[AIM]
Transcribe the material in full. Nothing should differ except that the pictures are left out.

[SOURCE DATA]
:::::

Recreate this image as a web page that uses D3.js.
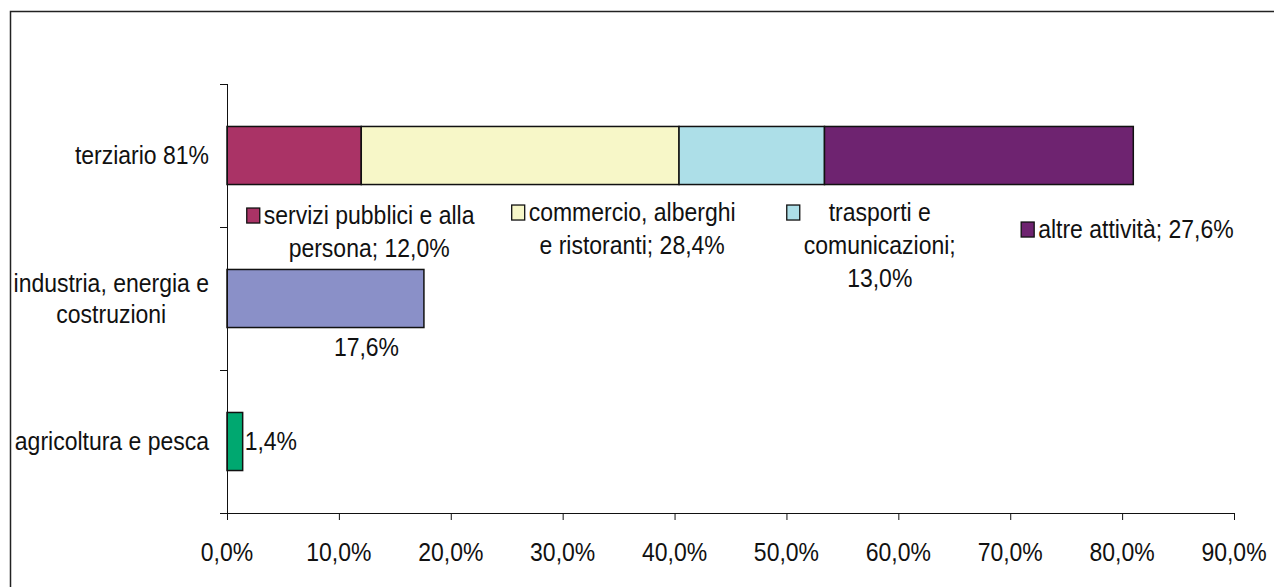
<!DOCTYPE html>
<html>
<head>
<meta charset="utf-8">
<script src="https://cdn.jsdelivr.net/npm/d3@7"></script>
<style>
  body { margin: 0; background: #fff; }
  text { font-family: "Liberation Sans", Arial, sans-serif; font-size: 23px; fill: #111; }
</style>
</head>
<body>
<svg id="chart" width="1274" height="587"></svg>
<script>
// --- data ---
var categories = ["terziario 81%", "industria, energia e costruzioni", "agricoltura e pesca"];
var categoryLines = [["terziario 81%"], ["industria, energia e", "costruzioni"], ["agricoltura e pesca"]];

var tertiaryParts = ["servizi pubblici e alla persona", "commercio, alberghi e ristoranti", "trasporti e comunicazioni", "altre attività"];
var tertiaryValues = [12.0, 28.4, 13.0, 27.6];
var tertiaryColors = ["#aa3366", "#f7f7c8", "#addfe8", "#6e2370"];
var tertiaryLabelLines = [
  ["servizi pubblici e alla", "persona; 12,0%"],
  ["commercio, alberghi", "e ristoranti; 28,4%"],
  ["trasporti e", "comunicazioni;", "13,0%"],
  ["altre attività; 27,6%"]
];

var singleCats = ["industria, energia e costruzioni", "agricoltura e pesca"];
var singleValues = [17.6, 1.4];
var singleColors = ["#8a90c8", "#00a870"];

var xTicks = [0, 10, 20, 30, 40, 50, 60, 70, 80, 90];

// --- layout ---
var svg = d3.select("#chart");
var x0 = 227, x1 = 1234, yTop = 84, yBot = 513;
var lineH = 33;
var stretch = 1.1;   // the original's type is a touch taller than Liberation Sans
// label placement for the tertiary pieces: offset from segment centre / bar bottom
var tertiaryLabelDx = [75, 112, 128, 157];
var tertiaryLabelDy = [31, 28, 28, 45];

var it = d3.formatLocale({ decimal: ",", thousands: ".", grouping: [3], currency: ["", "€"] });
var pct = it.format(".1f");

var x = d3.scaleLinear().domain([0, 90]).range([x0, x1]);
var y = d3.scaleBand().domain(categories).range([yTop, yBot]).paddingInner(0.594).paddingOuter(0.297);

// text centred vertically on (tx, ty), slightly stretched in height
function label(parent, tx, ty, str, anchor) {
  var g = parent.append("g").attr("transform", "translate(" + tx + "," + ty + ") scale(1," + stretch + ")");
  return g.append("text").attr("dy", "0.35em").attr("text-anchor", anchor || "start").text(str);
}

// outer chart-area border (runs off the right and bottom of the picture)
svg.append("rect").attr("x", 10.5).attr("y", 11.5).attr("width", 1400).attr("height", 800)
  .attr("fill", "none").attr("stroke", "#222").attr("stroke-width", 1.5);

// bars
var cum = 0;
var segs = tertiaryValues.map(function (v, i) { var s = { start: cum, end: cum + v, i: i }; cum += v; return s; });
svg.append("g").selectAll("rect").data(segs).enter().append("rect")
  .attr("x", function (d) { return x(d.start); })
  .attr("y", y("terziario 81%"))
  .attr("width", function (d) { return x(d.end) - x(d.start); })
  .attr("height", y.bandwidth())
  .attr("fill", function (d) { return tertiaryColors[d.i]; })
  .attr("stroke", "#111").attr("stroke-width", 1.5);

svg.append("g").selectAll("rect").data(singleValues).enter().append("rect")
  .attr("x", x(0))
  .attr("y", function (d, i) { return y(singleCats[i]); })
  .attr("width", function (d) { return x(d) - x(0); })
  .attr("height", y.bandwidth())
  .attr("fill", function (d, i) { return singleColors[i]; })
  .attr("stroke", "#111").attr("stroke-width", 1.5);

// x axis
var xAxis = d3.axisBottom(x).tickValues(xTicks).tickSize(7).tickFormat("");
var gx = svg.append("g").attr("transform", "translate(0," + yBot + ")").call(xAxis);
gx.select(".domain").attr("d", "M" + (x0 - 7) + ",0.5H" + x1).attr("stroke", "#111");
gx.selectAll(".tick line").attr("stroke", "#111");
xTicks.forEach(function (t) { label(svg, x(t), yBot + 39, pct(t) + "%", "middle"); });

// y axis
var gy = svg.append("g");
gy.append("line").attr("x1", x0 + 0.5).attr("x2", x0 + 0.5).attr("y1", yTop).attr("y2", yBot).attr("stroke", "#111");
var bounds = d3.range(categories.length + 1).map(function (i) { return yTop + i * y.step(); });
gy.selectAll("line.tk").data(bounds).enter().append("line").attr("class", "tk")
  .attr("x1", x0 - 7).attr("x2", x0).attr("y1", function (d) { return Math.round(d) + 0.5; }).attr("y2", function (d) { return Math.round(d) + 0.5; })
  .attr("stroke", "#111");

// category labels
var labelRight = 209;
categories.forEach(function (c, i) {
  var lines = categoryLines[i];
  var cy = y(c) + y.bandwidth() / 2;
  if (lines.length === 1) {
    label(svg, labelRight, cy, lines[0], "end");
  } else {
    var ts = lines.map(function (l, j) { return label(svg, 0, cy + (j - (lines.length - 1) / 2) * 31, l, "middle"); });
    var w = d3.max(ts, function (t) { return t.node().getComputedTextLength(); });
    ts.forEach(function (t) { t.attr("x", labelRight - w / 2); });
  }
});

// tertiary data labels with legend keys
var barBottom = y("terziario 81%") + y.bandwidth();
segs.forEach(function (s) {
  var cx = x((s.start + s.end) / 2) + tertiaryLabelDx[s.i];
  var cy0 = barBottom + tertiaryLabelDy[s.i];
  var lines = tertiaryLabelLines[s.i];
  var g = svg.append("g");
  var ts = lines.map(function (l, j) { return label(g, cx, cy0 + j * lineH, l, "middle"); });
  var w = d3.max(ts, function (t) { return t.node().getComputedTextLength(); });
  g.append("rect").attr("x", cx - w / 2 - 17).attr("y", cy0 - 7.5).attr("width", 13).attr("height", 15)
    .attr("fill", tertiaryColors[s.i]).attr("stroke", "#111").attr("stroke-width", 1.3);
});

// single bar labels
label(svg, x(singleValues[0] / 2) + 41, y(singleCats[0]) + y.bandwidth() + 20, pct(singleValues[0]) + "%", "middle");
label(svg, x(singleValues[1]) + 2, y(singleCats[1]) + y.bandwidth() / 2, pct(singleValues[1]) + "%", "start");
</script>
</body>
</html>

:::::

[ANSWER]
Recreate this image as a web page that uses D3.js.
<!DOCTYPE html>
<html>
<head>
<meta charset="utf-8">
<script src="https://cdn.jsdelivr.net/npm/d3@7"></script>
<style>
  body { margin: 0; background: #fff; }
  text { font-family: "Liberation Sans", Arial, sans-serif; font-size: 23px; fill: #111; }
</style>
</head>
<body>
<svg id="chart" width="1274" height="587"></svg>
<script>
// --- data ---
var categories = ["terziario 81%", "industria, energia e costruzioni", "agricoltura e pesca"];
var categoryLines = [["terziario 81%"], ["industria, energia e", "costruzioni"], ["agricoltura e pesca"]];

var tertiaryParts = ["servizi pubblici e alla persona", "commercio, alberghi e ristoranti", "trasporti e comunicazioni", "altre attività"];
var tertiaryValues = [12.0, 28.4, 13.0, 27.6];
var tertiaryColors = ["#aa3366", "#f7f7c8", "#addfe8", "#6e2370"];
var tertiaryLabelLines = [
  ["servizi pubblici e alla", "persona; 12,0%"],
  ["commercio, alberghi", "e ristoranti; 28,4%"],
  ["trasporti e", "comunicazioni;", "13,0%"],
  ["altre attività; 27,6%"]
];

var singleCats = ["industria, energia e costruzioni", "agricoltura e pesca"];
var singleValues = [17.6, 1.4];
var singleColors = ["#8a90c8", "#00a870"];

var xTicks = [0, 10, 20, 30, 40, 50, 60, 70, 80, 90];

// --- layout ---
var svg = d3.select("#chart");
var x0 = 227, x1 = 1234, yTop = 84, yBot = 513;
var lineH = 33;
var stretch = 1.1;   // the original's type is a touch taller than Liberation Sans
// label placement for the tertiary pieces: offset from segment centre / bar bottom
var tertiaryLabelDx = [75, 112, 128, 157];
var tertiaryLabelDy = [31, 28, 28, 45];

var it = d3.formatLocale({ decimal: ",", thousands: ".", grouping: [3], currency: ["", "€"] });
var pct = it.format(".1f");

var x = d3.scaleLinear().domain([0, 90]).range([x0, x1]);
var y = d3.scaleBand().domain(categories).range([yTop, yBot]).paddingInner(0.594).paddingOuter(0.297);

// text centred vertically on (tx, ty), slightly stretched in height
function label(parent, tx, ty, str, anchor) {
  var g = parent.append("g").attr("transform", "translate(" + tx + "," + ty + ") scale(1," + stretch + ")");
  return g.append("text").attr("dy", "0.35em").attr("text-anchor", anchor || "start").text(str);
}

// outer chart-area border (runs off the right and bottom of the picture)
svg.append("rect").attr("x", 10.5).attr("y", 11.5).attr("width", 1400).attr("height", 800)
  .attr("fill", "none").attr("stroke", "#222").attr("stroke-width", 1.5);

// bars
var cum = 0;
var segs = tertiaryValues.map(function (v, i) { var s = { start: cum, end: cum + v, i: i }; cum += v; return s; });
svg.append("g").selectAll("rect").data(segs).enter().append("rect")
  .attr("x", function (d) { return x(d.start); })
  .attr("y", y("terziario 81%"))
  .attr("width", function (d) { return x(d.end) - x(d.start); })
  .attr("height", y.bandwidth())
  .attr("fill", function (d) { return tertiaryColors[d.i]; })
  .attr("stroke", "#111").attr("stroke-width", 1.5);

svg.append("g").selectAll("rect").data(singleValues).enter().append("rect")
  .attr("x", x(0))
  .attr("y", function (d, i) { return y(singleCats[i]); })
  .attr("width", function (d) { return x(d) - x(0); })
  .attr("height", y.bandwidth())
  .attr("fill", function (d, i) { return singleColors[i]; })
  .attr("stroke", "#111").attr("stroke-width", 1.5);

// x axis
var xAxis = d3.axisBottom(x).tickValues(xTicks).tickSize(7).tickFormat("");
var gx = svg.append("g").attr("transform", "translate(0," + yBot + ")").call(xAxis);
gx.select(".domain").attr("d", "M" + (x0 - 7) + ",0.5H" + x1).attr("stroke", "#111");
gx.selectAll(".tick line").attr("stroke", "#111");
xTicks.forEach(function (t) { label(svg, x(t), yBot + 39, pct(t) + "%", "middle"); });

// y axis
var gy = svg.append("g");
gy.append("line").attr("x1", x0 + 0.5).attr("x2", x0 + 0.5).attr("y1", yTop).attr("y2", yBot).attr("stroke", "#111");
var bounds = d3.range(categories.length + 1).map(function (i) { return yTop + i * y.step(); });
gy.selectAll("line.tk").data(bounds).enter().append("line").attr("class", "tk")
  .attr("x1", x0 - 7).attr("x2", x0).attr("y1", function (d) { return Math.round(d) + 0.5; }).attr("y2", function (d) { return Math.round(d) + 0.5; })
  .attr("stroke", "#111");

// category labels
var labelRight = 209;
categories.forEach(function (c, i) {
  var lines = categoryLines[i];
  var cy = y(c) + y.bandwidth() / 2;
  if (lines.length === 1) {
    label(svg, labelRight, cy, lines[0], "end");
  } else {
    var ts = lines.map(function (l, j) { return label(svg, 0, cy + (j - (lines.length - 1) / 2) * 31, l, "middle"); });
    var w = d3.max(ts, function (t) { return t.node().getComputedTextLength(); });
    ts.forEach(function (t) { t.attr("x", labelRight - w / 2); });
  }
});

// tertiary data labels with legend keys
var barBottom = y("terziario 81%") + y.bandwidth();
segs.forEach(function (s) {
  var cx = x((s.start + s.end) / 2) + tertiaryLabelDx[s.i];
  var cy0 = barBottom + tertiaryLabelDy[s.i];
  var lines = tertiaryLabelLines[s.i];
  var g = svg.append("g");
  var ts = lines.map(function (l, j) { return label(g, cx, cy0 + j * lineH, l, "middle"); });
  var w = d3.max(ts, function (t) { return t.node().getComputedTextLength(); });
  g.append("rect").attr("x", cx - w / 2 - 17).attr("y", cy0 - 7.5).attr("width", 13).attr("height", 15)
    .attr("fill", tertiaryColors[s.i]).attr("stroke", "#111").attr("stroke-width", 1.3);
});

// single bar labels
label(svg, x(singleValues[0] / 2) + 41, y(singleCats[0]) + y.bandwidth() + 20, pct(singleValues[0]) + "%", "middle");
label(svg, x(singleValues[1]) + 2, y(singleCats[1]) + y.bandwidth() / 2, pct(singleValues[1]) + "%", "start");
</script>
</body>
</html>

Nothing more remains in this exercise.